Copy every line of the listing exactly.
>> start Source material
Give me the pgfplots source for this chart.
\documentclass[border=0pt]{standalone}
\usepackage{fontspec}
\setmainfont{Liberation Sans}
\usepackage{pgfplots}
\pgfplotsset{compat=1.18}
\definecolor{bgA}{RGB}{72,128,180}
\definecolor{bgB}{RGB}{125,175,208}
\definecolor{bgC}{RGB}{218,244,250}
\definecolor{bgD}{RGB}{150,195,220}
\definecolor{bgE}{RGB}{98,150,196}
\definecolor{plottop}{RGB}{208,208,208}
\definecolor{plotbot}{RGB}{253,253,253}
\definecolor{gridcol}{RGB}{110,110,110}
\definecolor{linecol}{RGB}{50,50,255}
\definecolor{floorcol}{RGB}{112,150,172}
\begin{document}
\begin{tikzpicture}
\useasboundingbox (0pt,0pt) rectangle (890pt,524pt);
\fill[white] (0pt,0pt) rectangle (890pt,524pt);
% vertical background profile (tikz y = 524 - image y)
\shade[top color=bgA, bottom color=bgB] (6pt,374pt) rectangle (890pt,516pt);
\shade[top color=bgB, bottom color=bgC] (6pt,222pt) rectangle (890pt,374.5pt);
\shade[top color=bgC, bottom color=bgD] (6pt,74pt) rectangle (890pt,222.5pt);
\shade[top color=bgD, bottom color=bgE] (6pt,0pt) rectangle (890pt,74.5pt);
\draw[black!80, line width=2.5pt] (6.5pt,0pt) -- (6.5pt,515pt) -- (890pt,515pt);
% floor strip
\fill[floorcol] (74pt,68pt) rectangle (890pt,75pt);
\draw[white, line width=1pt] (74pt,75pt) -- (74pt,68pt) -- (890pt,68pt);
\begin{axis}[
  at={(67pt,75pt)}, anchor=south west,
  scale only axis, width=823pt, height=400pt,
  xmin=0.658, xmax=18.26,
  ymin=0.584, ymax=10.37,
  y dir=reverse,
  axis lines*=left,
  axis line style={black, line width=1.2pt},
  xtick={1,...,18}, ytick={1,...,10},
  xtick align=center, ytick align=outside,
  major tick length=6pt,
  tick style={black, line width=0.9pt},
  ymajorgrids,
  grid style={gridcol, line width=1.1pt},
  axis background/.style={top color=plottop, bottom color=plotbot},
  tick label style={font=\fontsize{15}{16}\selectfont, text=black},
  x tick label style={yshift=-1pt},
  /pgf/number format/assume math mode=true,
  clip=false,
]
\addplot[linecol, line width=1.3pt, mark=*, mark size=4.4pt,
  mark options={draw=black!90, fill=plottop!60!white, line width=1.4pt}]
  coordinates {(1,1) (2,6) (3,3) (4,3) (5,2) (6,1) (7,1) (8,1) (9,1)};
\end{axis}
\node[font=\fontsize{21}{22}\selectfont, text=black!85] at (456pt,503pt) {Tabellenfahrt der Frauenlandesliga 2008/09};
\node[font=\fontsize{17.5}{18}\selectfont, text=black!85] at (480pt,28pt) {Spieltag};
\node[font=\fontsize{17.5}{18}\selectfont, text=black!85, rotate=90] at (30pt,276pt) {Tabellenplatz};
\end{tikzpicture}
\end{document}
>> end Source material
→ **Answer to this task**
Give me the pgfplots source for this chart.
\documentclass[border=0pt]{standalone}
\usepackage{fontspec}
\setmainfont{Liberation Sans}
\usepackage{pgfplots}
\pgfplotsset{compat=1.18}
\definecolor{bgA}{RGB}{72,128,180}
\definecolor{bgB}{RGB}{125,175,208}
\definecolor{bgC}{RGB}{218,244,250}
\definecolor{bgD}{RGB}{150,195,220}
\definecolor{bgE}{RGB}{98,150,196}
\definecolor{plottop}{RGB}{208,208,208}
\definecolor{plotbot}{RGB}{253,253,253}
\definecolor{gridcol}{RGB}{110,110,110}
\definecolor{linecol}{RGB}{50,50,255}
\definecolor{floorcol}{RGB}{112,150,172}
\begin{document}
\begin{tikzpicture}
\useasboundingbox (0pt,0pt) rectangle (890pt,524pt);
\fill[white] (0pt,0pt) rectangle (890pt,524pt);
% vertical background profile (tikz y = 524 - image y)
\shade[top color=bgA, bottom color=bgB] (6pt,374pt) rectangle (890pt,516pt);
\shade[top color=bgB, bottom color=bgC] (6pt,222pt) rectangle (890pt,374.5pt);
\shade[top color=bgC, bottom color=bgD] (6pt,74pt) rectangle (890pt,222.5pt);
\shade[top color=bgD, bottom color=bgE] (6pt,0pt) rectangle (890pt,74.5pt);
\draw[black!80, line width=2.5pt] (6.5pt,0pt) -- (6.5pt,515pt) -- (890pt,515pt);
% floor strip
\fill[floorcol] (74pt,68pt) rectangle (890pt,75pt);
\draw[white, line width=1pt] (74pt,75pt) -- (74pt,68pt) -- (890pt,68pt);
\begin{axis}[
  at={(67pt,75pt)}, anchor=south west,
  scale only axis, width=823pt, height=400pt,
  xmin=0.658, xmax=18.26,
  ymin=0.584, ymax=10.37,
  y dir=reverse,
  axis lines*=left,
  axis line style={black, line width=1.2pt},
  xtick={1,...,18}, ytick={1,...,10},
  xtick align=center, ytick align=outside,
  major tick length=6pt,
  tick style={black, line width=0.9pt},
  ymajorgrids,
  grid style={gridcol, line width=1.1pt},
  axis background/.style={top color=plottop, bottom color=plotbot},
  tick label style={font=\fontsize{15}{16}\selectfont, text=black},
  x tick label style={yshift=-1pt},
  /pgf/number format/assume math mode=true,
  clip=false,
]
\addplot[linecol, line width=1.3pt, mark=*, mark size=4.4pt,
  mark options={draw=black!90, fill=plottop!60!white, line width=1.4pt}]
  coordinates {(1,1) (2,6) (3,3) (4,3) (5,2) (6,1) (7,1) (8,1) (9,1)};
\end{axis}
\node[font=\fontsize{21}{22}\selectfont, text=black!85] at (456pt,503pt) {Tabellenfahrt der Frauenlandesliga 2008/09};
\node[font=\fontsize{17.5}{18}\selectfont, text=black!85] at (480pt,28pt) {Spieltag};
\node[font=\fontsize{17.5}{18}\selectfont, text=black!85, rotate=90] at (30pt,276pt) {Tabellenplatz};
\end{tikzpicture}
\end{document}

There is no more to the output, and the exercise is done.